* [ENTRIES PROVIDED]:
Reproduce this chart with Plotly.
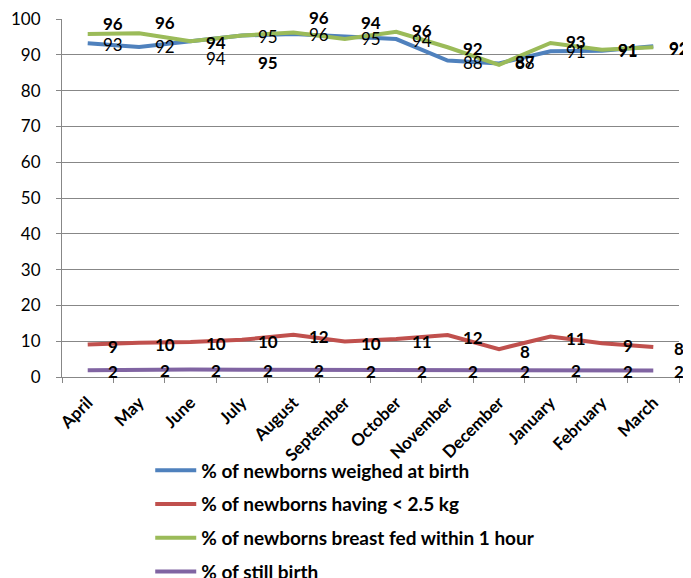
import plotly.graph_objects as go

months = ["April", "May", "June", "July", "August", "September", "October",
          "November", "December", "January", "February", "March"]

weighed = [93.2, 92.2, 93.8, 95.4, 95.8, 95.2, 94.4, 88.4, 87.6, 91.0, 91.1, 92.4]
low_wt = [9.1, 9.6, 9.8, 10.4, 11.8, 9.9, 10.6, 11.7, 7.8, 11.3, 9.4, 8.4]
breastfed = [95.8, 96.0, 93.8, 95.4, 96.2, 94.4, 96.4, 92.1, 87.2, 93.3, 91.4, 92.1]
still = [1.9, 2.1, 2.1, 2.0, 2.0, 1.8, 1.8, 1.8, 1.9, 2.0, 1.8, 1.8]

names = ["% of newborns weighed at birth",
         "% of newborns having < 2.5 kg",
         "% of newborns breast fed within 1 hour",
         "% of still birth"]
colors = ["#4F81BD", "#C0504D", "#9BBB59", "#8064A2"]

# data-label nudges in pixels (style), positive = up
weighed_nudge = [-1, 0, -17, -1, 0, -2, -1, -2, 1, 0, 0, -2]
low_wt_nudge = [-2] * 12
breastfed_nudge = [11, 11, -1, -27, 15, 17, 1, -1, 3, 1, 0, -1]
still_nudge = [-1] * 12

FONT = "Lato"
x = list(range(len(months)))

fig = go.Figure()
series = [weighed, low_wt, breastfed, still]
for i, (vals, nm, c) in enumerate(zip(series, names, colors)):
    fig.add_trace(go.Scatter(x=x, y=vals, mode="lines", name=nm,
                             line=dict(color=c, width=4), legendgroup=str(i)))

label_specs = [
    (weighed, weighed_nudge, "normal"),
    (low_wt, low_wt_nudge, "bold"),
    (breastfed, breastfed_nudge, "bold"),
    (still, still_nudge, "bold"),
]
for vals, nudge, wt in label_specs:
    for xi, v, dy in zip(x, vals, nudge):
        fig.add_annotation(x=xi + 0.5, y=v, xref="x", yref="y",
                           text=f"{round(v)}", showarrow=False, yshift=dy,
                           xanchor="center", yanchor="middle",
                           font=dict(family=FONT, size=17, color="black", weight=wt))

# page body has an 8px default margin: figure is sized/offset to compensate
fig.update_layout(
    width=683, height=570,
    margin=dict(l=54, r=12, t=11, b=201, autoexpand=False),
    paper_bgcolor="white", plot_bgcolor="white",
    font=dict(family=FONT, color="black"),
    showlegend=True,
    legend=dict(x=0.143, y=0.222, xref="paper", yref="container",
                xanchor="left", yanchor="top", itemwidth=41,
                bgcolor="rgba(0,0,0,0)",
                orientation="v", tracegroupgap=6,
                font=dict(family=FONT, size=19, color="black", weight="bold")),
    xaxis=dict(range=[-0.5, 11.5], tickmode="array", tickvals=x, ticktext=months,
               tickangle=-45, ticks="outside", ticklen=8, tickcolor="rgba(0,0,0,0)",
               showgrid=False, zeroline=False,
               showline=True, linecolor="#878787", linewidth=1,
               tickfont=dict(family=FONT, size=17, color="black", weight="bold"),
               minor=dict(tickmode="array", tickvals=[i - 0.5 for i in range(13)],
                          ticks="outside", ticklen=5, tickcolor="#878787", showgrid=False)),
    yaxis=dict(range=[0, 100], tickmode="array", tickvals=list(range(0, 101, 10)),
               ticks="outside", ticklen=5, tickcolor="#878787", ticklabeloverflow="allow",
               ticklabelstandoff=12,
               showgrid=True, gridcolor="#878787", gridwidth=1, zeroline=False,
               showline=True, linecolor="#878787", linewidth=1,
               tickfont=dict(family=FONT, size=17, color="black")),
)

fig.write_html("out.html")
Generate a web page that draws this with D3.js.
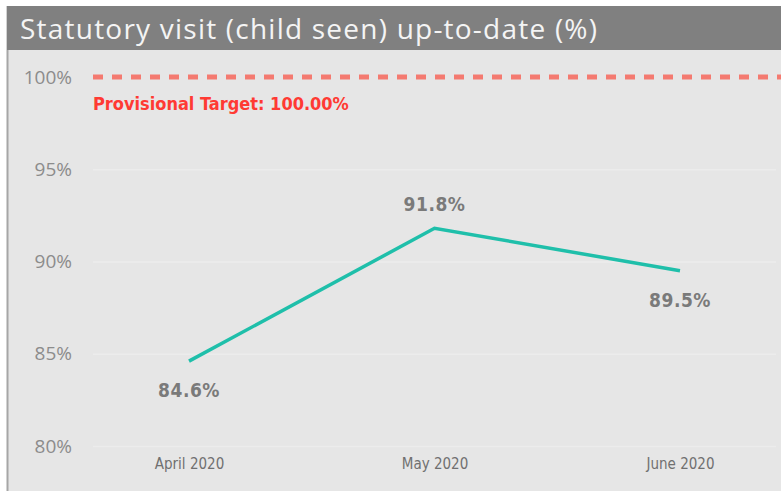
<!DOCTYPE html>
<html>
<head>
<meta charset="utf-8">
<script src="https://cdn.jsdelivr.net/npm/d3@7"></script>
<style>
  body { margin: 0; background: #fff; }
  svg { display: block; }
</style>
</head>
<body>
<svg id="mainSVG"></svg>
<script>
// data
let months = ['April 2020', 'May 2020', 'June 2020']
let values = [84.6, 91.8, 89.5]
let yTicks = [80, 85, 90, 95, 100]
let target = 100
let titleText = 'Statutory visit (child seen) up-to-date (%)'

let w = 781, h = 491
let m = {t: 77, r: 5, b: 45, l: 93}

let svg = d3.select('#mainSVG').attr('width', w).attr('height', h)

// panel background + left border
svg.append('rect')
    .attr('x', 7).attr('y', 6)
    .attr('width', w - 7).attr('height', h - 6)
    .attr('fill', '#e6e6e6')

svg.append('line')
    .attr('x1', 7.5).attr('x2', 7.5)
    .attr('y1', 6).attr('y2', h)
    .attr('stroke', '#a6a6a6')
    .attr('stroke-width', 2)

// title bar
svg.append('rect')
    .attr('x', 7).attr('y', 6)
    .attr('width', w - 7).attr('height', 44)
    .attr('fill', '#808080')

svg.append('text')
    .attr('x', 20).attr('y', 39)
    .attr('fill', '#f4f4f4')
    .attr('font-family', 'Open Sans, sans-serif')
    .attr('font-size', 28)
    .attr('textLength', 577)
    .attr('lengthAdjust', 'spacing')
    .text(titleText)

let y = d3.scaleLinear()
    .domain([80, 100])
    .range([h - m.b, m.t])

let x = d3.scalePoint()
    .domain(months)
    .range([189, 680])

// y gridlines + labels
let yAxis = svg.append('g')
    .attr('transform', `translate(${m.l}, 0)`)
    .call(d3.axisLeft(y).tickValues(yTicks).tickSize(-(776 - m.l)).tickFormat(d => d + '%'))

yAxis.select('.domain').remove()
yAxis.selectAll('.tick line')
    .attr('stroke', d => d === target ? 'none' : '#ececec')
    .attr('stroke-width', 1.5)
yAxis.selectAll('.tick text')
    .attr('x', -21)
    .attr('fill', '#8c8c8c')
    .attr('font-family', 'Open Sans, sans-serif')
    .attr('font-size', 19)

// x axis labels
let xAxis = svg.append('g')
    .attr('transform', `translate(0, ${h - m.b})`)
    .call(d3.axisBottom(x).tickSize(0).tickPadding(12))

xAxis.select('.domain').remove()
xAxis.selectAll('.tick text')
    .attr('fill', '#707070')
    .attr('font-family', 'DejaVu Sans Condensed, sans-serif')
    .attr('font-size', 15)

// target line
svg.append('line')
    .attr('x1', m.l).attr('x2', w)
    .attr('y1', y(target)).attr('y2', y(target))
    .attr('stroke', '#f47a70')
    .attr('stroke-width', 5)
    .attr('stroke-dasharray', '10 9')

svg.append('text')
    .attr('x', m.l).attr('y', y(target) + 33)
    .attr('fill', '#ff3a33')
    .attr('font-family', 'DejaVu Sans Condensed, sans-serif')
    .attr('font-weight', 'bold')
    .attr('font-size', 18)
    .text('Provisional Target: ' + target.toFixed(2) + '%')

// series line
let pts = months.map((mo, i) => ({mo, v: values[i]}))

svg.append('path')
    .datum(pts)
    .attr('fill', 'none')
    .attr('stroke', '#1fbfaa')
    .attr('stroke-width', 3.5)
    .attr('d', d3.line().x(d => x(d.mo)).y(d => y(d.v)))

// data labels: above for the peak, below otherwise
svg.selectAll('.dataLabel')
    .data(pts)
    .join('text')
    .attr('class', 'dataLabel')
    .attr('x', d => x(d.mo))
    .attr('y', (d, i) => i === 1 ? y(d.v) - 17 : y(d.v) + 36)
    .attr('text-anchor', 'middle')
    .attr('fill', '#7a7a7a')
    .attr('font-family', 'DejaVu Sans Condensed, sans-serif')
    .attr('font-weight', 'bold')
    .attr('font-size', 19)
    .attr('letter-spacing', 0.5)
    .text(d => d.v.toFixed(1) + '%')
</script>
</body>
</html>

* [AIM]:
Filter the listing above for the string "this" and copy every matching line.

* [THE REPLY]:
Reproduce this chart with Plotly.
Generate a web page that draws this with D3.js.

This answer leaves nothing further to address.